In the context of this book, PTRM’s contributions can be organized into three points.
First, it diagnoses “the deterministic limit of TRM” at the mechanism level. The vocabulary of three trajectory modes on the PCA plot, and of bad / good basins, becomes a shared language for talking about the behavior of the TRM lineage. Combined with Efstathiou & Balwani’s attractor hypothesis, the dynamics interpretation of small recursive models like HRM / TRM enters a new stage.
Second, it establishes width scaling as a test-time compute axis.

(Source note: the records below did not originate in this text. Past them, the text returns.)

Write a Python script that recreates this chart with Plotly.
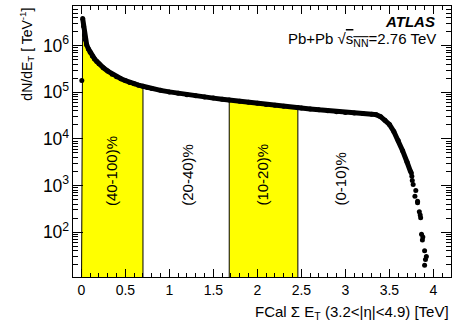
import plotly.graph_objects as go

# FCal sum ET [TeV] and dN/dET [TeV^-1]
et_bulk = [0.015, 0.025, 0.035, 0.045, 0.06, 0.08, 0.10, 0.125, 0.15, 0.175,
           0.2, 0.25, 0.3, 0.35, 0.4, 0.45, 0.5, 0.55, 0.6, 0.65,
           0.7, 0.75, 0.8, 0.9, 1.0, 1.1, 1.2, 1.3, 1.4, 1.5,
           1.6, 1.68, 1.8, 1.9, 2.0, 2.1, 2.2, 2.3, 2.46, 2.5,
           2.6, 2.7, 2.8, 2.9, 3.0, 3.1, 3.2, 3.3, 3.35, 3.4,
           3.45, 3.5, 3.55, 3.6, 3.65, 3.7, 3.74]
dn_bulk = [3.8e6, 2.6e6, 1.7e6, 1.35e6, 1.05e6, 8.5e5, 7.2e5, 6.0e5, 5.2e5, 4.6e5,
           4.1e5, 3.35e5, 2.85e5, 2.45e5, 2.15e5, 1.95e5, 1.78e5, 1.63e5, 1.52e5, 1.42e5,
           1.35e5, 1.27e5, 1.2e5, 1.1e5, 1.02e5, 9.5e4, 8.9e4, 8.4e4, 7.9e4, 7.5e4,
           7.1e4, 6.8e4, 6.4e4, 6.1e4, 5.8e4, 5.5e4, 5.25e4, 5.0e4, 4.7e4, 4.6e4,
           4.4e4, 4.2e4, 4.0e4, 3.85e4, 3.7e4, 3.6e4, 3.5e4, 3.4e4, 3.3e4, 3.0e4,
           2.5e4, 2.05e4, 1.45e4, 9.3e3, 5.6e3, 3.2e3, 2.0e3]

et_tail = [0.005, 3.75, 3.755, 3.76, 3.77, 3.80, 3.79, 3.82, 3.82, 3.84,
           3.85, 3.855, 3.865, 3.88, 3.875, 3.90, 3.92, 3.91, 3.90]
dn_tail = [1.8e5, 1860, 1580, 1290, 1050, 780, 590, 460, 430, 275,
           235, 205, 91, 79, 68, 40, 30, 26, 19.5]

bins = [(0.0, 0.7), (1.68, 2.46)]
labels = ["(40-100)%", "(20-40)%", "(10-20)%", "(0-10)%"]
label_x = [0.35, 1.21, 2.06, 2.94]

FONT = "Liberation Sans, Arial, Helvetica, sans-serif"

fig = go.Figure()

for lo, hi in bins:
    xs = [lo] + [x for x in et_bulk if lo <= x <= hi] + [hi]
    ys = [1.0] + [y for x, y in zip(et_bulk, dn_bulk) if lo <= x <= hi] + [1.0]
    fig.add_trace(go.Scatter(
        x=xs, y=ys, mode="lines", fill="toself",
        fillcolor="#ffff00", line=dict(color="black", width=1),
        showlegend=False, hoverinfo="skip",
    ))

fig.add_trace(go.Scatter(
    x=et_bulk, y=dn_bulk, mode="lines+markers",
    line=dict(color="black", width=5),
    marker=dict(color="black", size=5),
    showlegend=False,
))
fig.add_trace(go.Scatter(
    x=et_tail, y=dn_tail, mode="markers",
    marker=dict(color="black", size=5),
    showlegend=False,
))

# centrality labels, all ending at the same height
for txt, x in zip(labels, label_x):
    fig.add_annotation(
        x=x, y=0.255, xref="x", yref="paper", text=txt, textangle=-90,
        showarrow=False, xanchor="center", yanchor="bottom",
        font=dict(family=FONT, size=15, color="black"),
    )

fig.add_annotation(
    x=0.963, y=0.941, xref="paper", yref="paper", xanchor="right", yanchor="middle",
    text="<b><i>ATLAS</i></b>", showarrow=False,
    font=dict(family=FONT, size=15, color="black"),
)
fig.add_annotation(
    x=0.966, y=0.878, xref="paper", yref="paper", xanchor="right", yanchor="middle",
    text="Pb+Pb √<span style='text-decoration:overline'>s<sub>NN</sub></span>=2.76 TeV",
    showarrow=False, font=dict(family=FONT, size=15, color="black"),
)
fig.add_annotation(
    x=-0.124, y=1.0, xref="paper", yref="paper", xanchor="center", yanchor="top",
    text="dN/dE<sub>T</sub> [ TeV<sup>-1</sup>]", textangle=-90, showarrow=False,
    font=dict(family=FONT, size=14, color="black"),
)
fig.add_annotation(
    x=1.0, y=-0.13, xref="paper", yref="paper", xanchor="right", yanchor="middle",
    text="FCal Σ E<sub>T</sub> (3.2<|η|<4.9) [TeV]", showarrow=False,
    font=dict(family=FONT, size=15, color="black"),
)

fig.update_layout(
    template="none",
    width=460, height=330,
    margin=dict(l=73, r=9, t=6, b=53),
    paper_bgcolor="white", plot_bgcolor="white",
    font=dict(family=FONT, size=14, color="black"),
    xaxis=dict(
        range=[-0.095, 4.2], dtick=0.5, tick0=0, automargin=False,
        ticks="inside", ticklen=8, tickwidth=1, tickcolor="black",
        minor=dict(dtick=0.1, ticks="inside", ticklen=4, tickcolor="black"),
        showline=True, linecolor="black", linewidth=1, mirror="allticks",
        showgrid=False, zeroline=False,
        tickfont=dict(family=FONT, size=14),
    ),
    yaxis=dict(
        type="log", range=[1.04, 6.85], dtick=1, automargin=False,
        exponentformat="power",
        ticks="inside", ticklen=10, tickwidth=1, tickcolor="black",
        minor=dict(dtick="D1", ticks="inside", ticklen=5, tickcolor="black", showgrid=False),
        showline=True, linecolor="black", linewidth=1, mirror="allticks",
        showgrid=False, zeroline=False,
        tickfont=dict(family=FONT, size=14),
    ),
)

# the page body has an 8px default margin; drop it so the figure sits at 0,0
fig.write_html(
    "out.html",
    config={"displayModeBar": False},
    post_script="document.body.style.margin='0';",
)
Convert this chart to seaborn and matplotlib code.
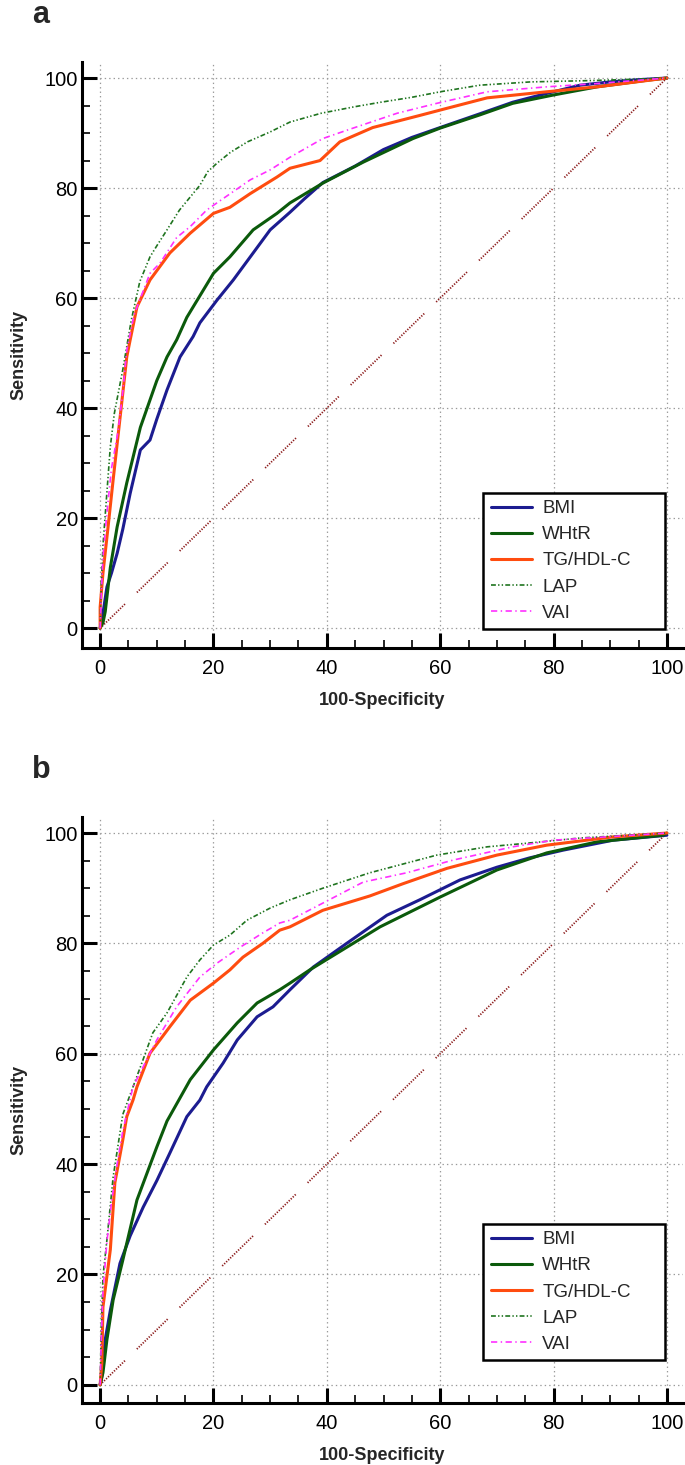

Depth is sequential, cannot be parallelized, and from some point onward starts to incur overfitting cost (consistent with TRM’s Table 4, which already showed that “deeper is not always better”). Width does not have these properties, and gains rise linearly with the number of rollouts. As one answer to the question of “what to invest test-time compute in”, width scaling is now an established option.
Third, the finding that a trained Q head can be reused as a verifier is an observation that carries over to recursive reasoning models in general. A head trained as an auxiliary loss for adaptive halting actually works as a trajectory selector. If future RRM designs build in the assumption that halting signals can “double as a verifier”, the efficiency of test-time scaling becomes easier to raise.
In this book, as a continuation of the “subtraction” performed in TRM (peeling off the HRM story through ablations), PTRM presents the minimal intervention that puts a trained TRM directly to work at test time. Lined up with GRAM (the “addition” that introduces stochasticity at training time) and LDT (which “sounds up” the latent via lattice projection), the three form a series in which the intervention onto the TRM core grows progressively larger. PTRM is the lightest of the three, and by changing only the test-time procedure while keeping the checkpoint untouched, it sits at the position that first asks “what is gained and what is lost” relative to the heavier modifications that follow.